Teriyona Winton, of Memphis, Tennessee, is charged as an adult in the April 3 shooting death of 17-year-old Deago Brown. She was 15 at the time of the slaying. Since her arrest, she’s been shuttled back and forth between the Shelby County Jail and a women’s prison in Nashville, Tennessee, kept mostly in solitary confinement. Last week, a state judge ruled that Winton doesn’t have to wait in the adult prison, and will instead be transferred back to Shelby County jail’s East Wing.
The order is an incremental victory for Winton and for those who are serious about the humane treatment of juvenile detainees, said her lawyer Josh Spickler. But the real confrontation with Shelby County now begins.
“It's about their failure to provide a facility or programs for youth — especially girls,” Spickler said. “It all starts at juvenile court, and the judge transferred responsibility for detention to the sheriff. Once that happens, and once kids' cases are transferred to adult court, he washes his hands of them and is protected statutorily to in doing it.”
Spickler is a former public defender and founder and executive director of Just City, a nonprofit juvenile justice reform group.
Efforts to reach Shelby County Sheriff’s Department officials were unsuccessful.
Winton was transferred to adult prison under an 1858 Tennessee law that allows detainees to be moved for “safekeeping,” Spickler said. In principle, it’s supposed to offer extra precautions for particularly high-risk arrestees. In practice, it has become a way to warehouse the sick — and, in Shelby County at least, girls charged with serious offenses, Spickler said.
“What's unique about this girl is simply that she's a girl charged with murder,” Spickler said. “If she were a boy charged with murder, she would be with 26 other boys with resources, including education, recreation and socialization.”
The onus is now on Shelby County officials to come up with a practical and safe solution for his client — quickly — or face further litigation.

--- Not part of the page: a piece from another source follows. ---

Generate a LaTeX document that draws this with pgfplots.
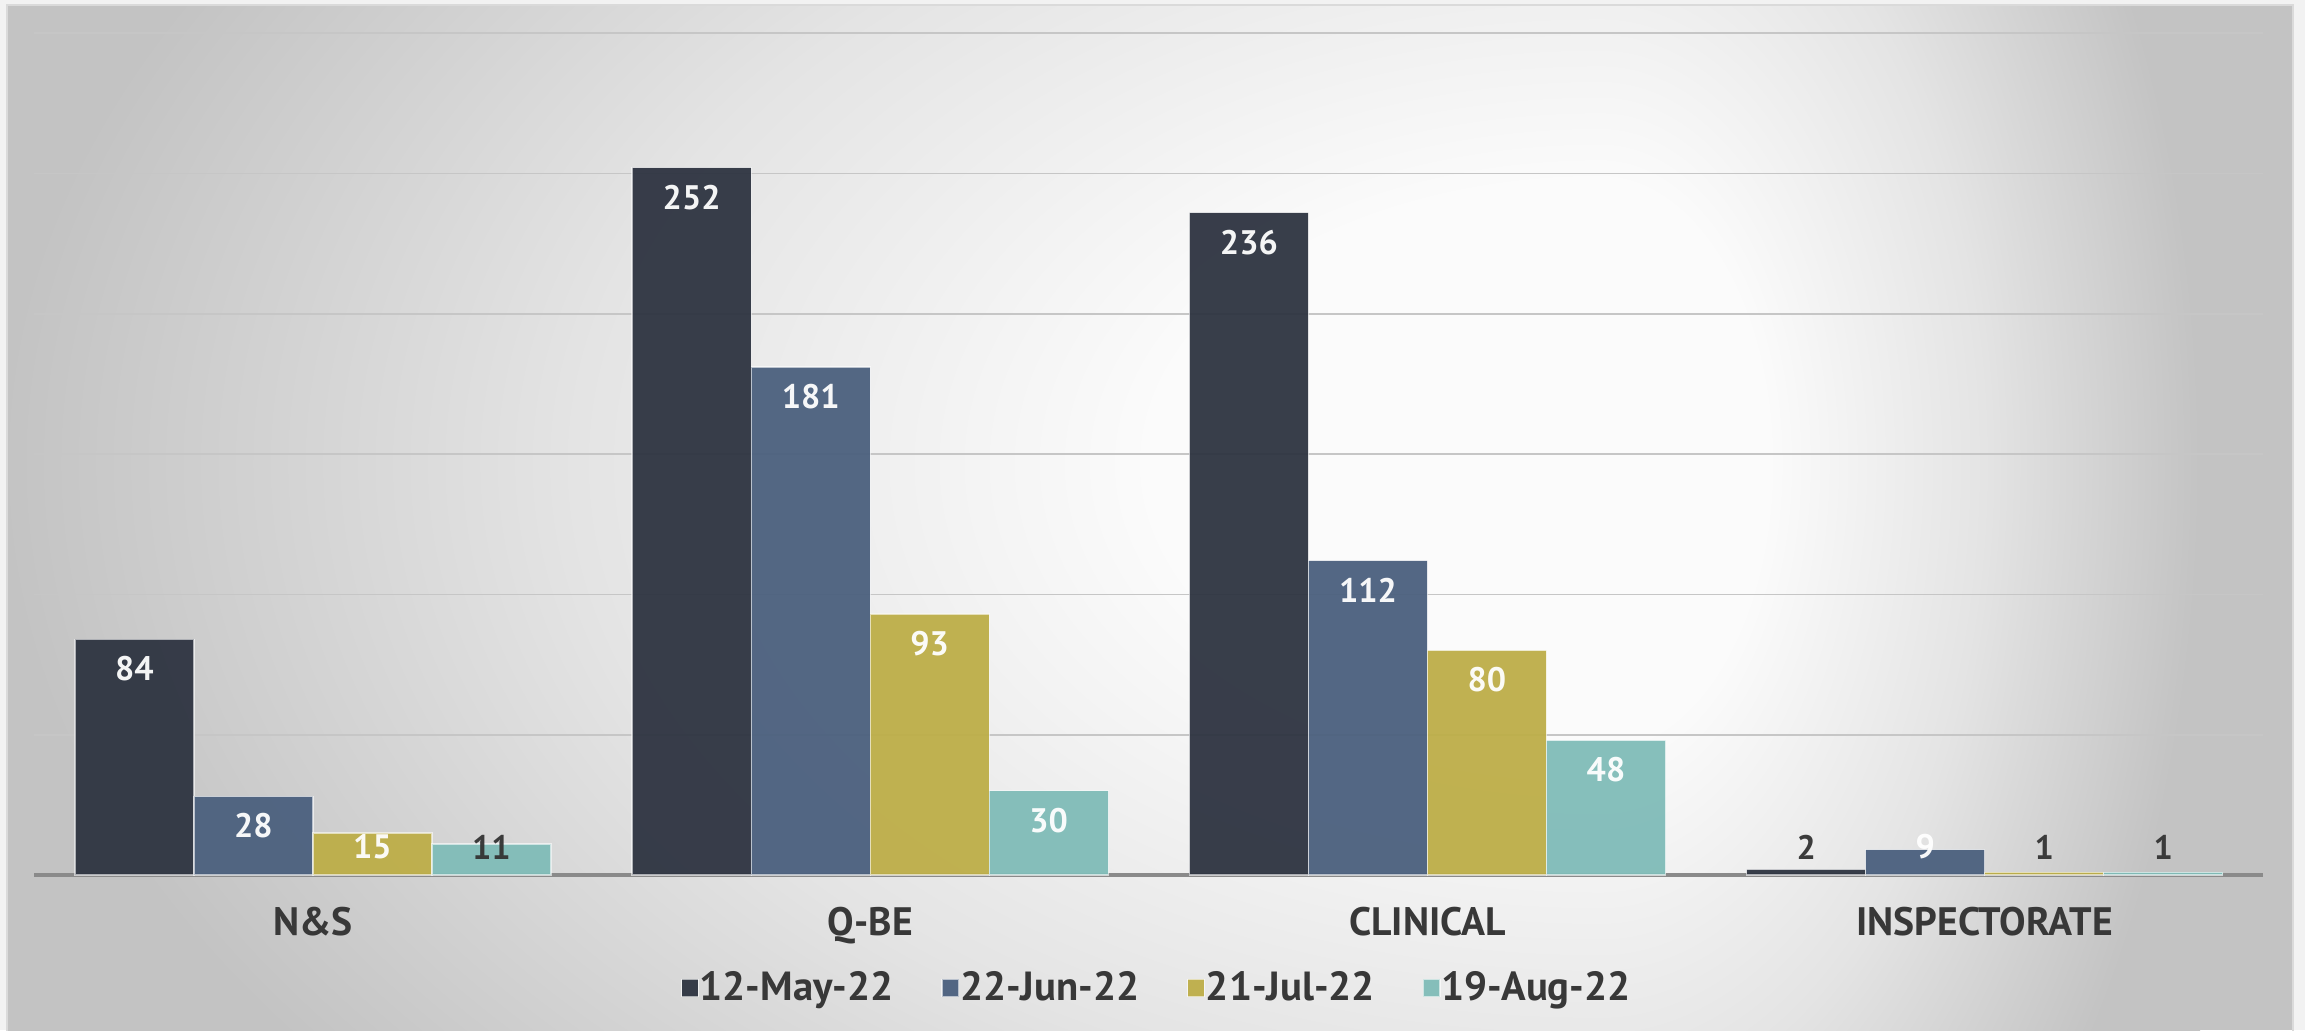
\documentclass[border=0pt]{standalone}
\usepackage{pgfplots}
\pgfplotsset{compat=1.18}
\usepackage{pgfplotstable}
\usepackage{fontspec}
\setmainfont{PT Sans}
\definecolor{cA}{HTML}{2E3441}
\definecolor{cB}{HTML}{4B607E}
\definecolor{cC}{HTML}{BDAE48}
\definecolor{cD}{HTML}{80BCB8}
\definecolor{labdark}{HTML}{333333}
\definecolor{txt}{HTML}{383838}
\definecolor{gridc}{HTML}{C6C6C6}
\definecolor{basec}{HTML}{8A8A8A}
\definecolor{bgin}{HTML}{FBFBFB}
\definecolor{bgmid}{HTML}{E4E4E4}
\definecolor{bgout}{HTML}{C3C3C3}
\definecolor{outer}{HTML}{F2F2F2}
\definecolor{panelb}{HTML}{DADADA}
\pgfdeclareradialshading{bgshade}{\pgfpointorigin}{color(0bp)=(bgin); color(7bp)=(bgin); color(16bp)=(bgmid); color(25bp)=(bgout); color(50bp)=(bgout)}

% lc: 100 = white label, 0 = dark label
\pgfplotstableread{
x y lc
0 84 100
1 252 100
2 236 100
3 2 0
}\tMay
\pgfplotstableread{
x y lc
0 28 100
1 181 100
2 112 100
3 9 100
}\tJun
\pgfplotstableread{
x y lc
0 15 100
1 93 100
2 80 100
3 1 0
}\tJul
\pgfplotstableread{
x y lc
0 11 0
1 30 100
2 48 100
3 1 0
}\tAug

\begin{document}
\begin{tikzpicture}
\fill[outer] (0,0) rectangle (691.5pt,309pt);
\fill[bgout] (2.1pt,0pt) rectangle (687.9pt,307.5pt);
\begin{scope}
\clip (2.1pt,0pt) rectangle (480pt,307.5pt);
\shade[shading=bgshade] (0pt,-130pt) rectangle (960pt,470pt);
\end{scope}
\begin{scope}
\clip (479.9pt,0pt) rectangle (687.9pt,307.5pt);
\shade[shading=bgshade] (300pt,-130pt) rectangle (660pt,470pt);
\end{scope}
\draw[panelb, line width=0.8pt] (2.1pt,-2pt) -- (2.1pt,307.5pt) -- (687.9pt,307.5pt) -- (687.9pt,-2pt);
\begin{axis}[
  at={(10.3pt,46.5pt)}, anchor=south west,
  scale only axis, width=668.7pt, height=252.6pt,
  xmin=-0.5, xmax=3.5, ymin=0, ymax=300,
  ybar=0pt, bar width=0.2136,
  axis x line*=bottom, axis y line*=left,
  x axis line style={draw=basec, line width=1pt, -},
  y axis line style={draw=none},
  major tick length=0pt,
  xtick={0,1,2,3},
  xticklabels={N\&S, Q-BE, CLINICAL, INSPECTORATE},
  xticklabel style={font=\bfseries\fontsize{11.9}{14}\selectfont, text=txt, yshift=-6.2pt},
  ytick={50,100,...,300}, yticklabels={},
  ymajorgrids, grid style={draw=gridc, line width=0.5pt},
  /pgf/number format/assume math mode=true,
  clip=false,
  nodes near coords,
  visualization depends on={\thisrow{y} \as \rawy},
  visualization depends on={\thisrow{lc} \as \lcv},
  every node near coord/.append style={anchor=center, text=white!\lcv!labdark,
     font=\bfseries\fontsize{10.2}{12}\selectfont,
     yshift={(max(\rawy-10.5,10)-\rawy)*0.842}},
  every axis plot/.append style={draw=white, draw opacity=0.6, line width=0.4pt, fill opacity=0.95},
  legend style={at={(0.5,0)}, anchor=center, yshift=-33.9pt, xshift=2.2pt,
     draw=none, fill=none, font=\bfseries\fontsize{12.2}{14}\selectfont, text=txt,
     legend columns=-1, nodes={inner xsep=0.3pt},
     /tikz/every even column/.append style={column sep=14pt}},
  legend image code/.code={\fill[#1] (0pt,-2.6pt) rectangle (5pt,2.6pt);},
]
\addplot[fill=cA] table[x=x,y=y] {\tMay};
\addplot[fill=cB] table[x=x,y=y] {\tJun};
\addplot[fill=cC] table[x=x,y=y] {\tJul};
\addplot[fill=cD] table[x=x,y=y] {\tAug};
\legend{12-May-22, 22-Jun-22, 21-Jul-22, 19-Aug-22}
\end{axis}
\pgfresetboundingbox
\useasboundingbox (0,0) rectangle (691.5pt,309pt);
\end{tikzpicture}
\end{document}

“We aren’t going to wait for the sheriff to find a way to deal with our client,” Spickler said. “It’s very clear to anyone following it that there’s a lot of liability. But we can’t fix it — it’s up to the sheriff.”
It’s ultimately tragic that things have been allowed to fester in Shelby County for so long, he added.

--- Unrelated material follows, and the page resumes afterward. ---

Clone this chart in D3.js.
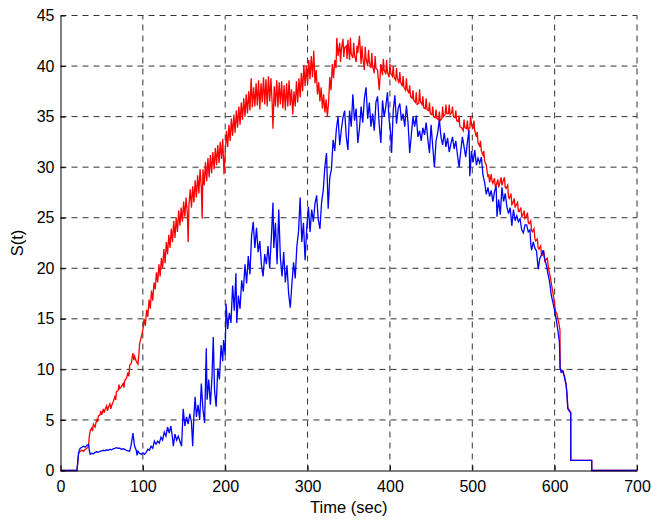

“It’s appalling that their solution is to ship a 15-year-old girl 200 miles away to a women’s prison and keep her in solitary confinement,” Spickler said. “She’s charged with a serious offense and if she’s going to be detained, it has to be under conditions that are humane and constitutional and that meet her needs.”
Winton’s case has attracted national attention from juvenile justice reformers. Last week, ahead of the judge’s ruling, the National Juvenile Justice Network made her the focus of a “Jane Doe” alert to thousands of practitioner-advocates.
“We know that the official stats are that about half of youth residential facilities report using solitary confinement to control behavior,” NJJN Executive Director Sarah Bryer said. “But when you dig a little deeper, you see that the data is extremely uneven and often is only gathered comprehensively when a special commission is convened on the local or state level.”
Things are even muddier in the context of adult jails and prisons, she added. “We don't have comprehensive data on youth in adult facilities, because there is no requirement to collect data on the treatment of youth in adult facilities,” she said.
“Here's what we do know,” Bryer said. “The evidence is clear that being in solitary is extremely damaging to a youth's mental health, leads to increased suicidal behavior and can make it extremely difficult for the youth to get back on track once released. We also know that extended periods of isolation are a known form of torture of political prisoners.
“For teens whose brains are going through an amazing period of development, it is incomprehensible why we would want to lock that child's brain in a cell without any human contact,” she said. “Even if you were inclined to ignore the fundamental inhumanity of placing children in solitary confinement, and were only concerned with public safety, this is the wrong course of action to take.”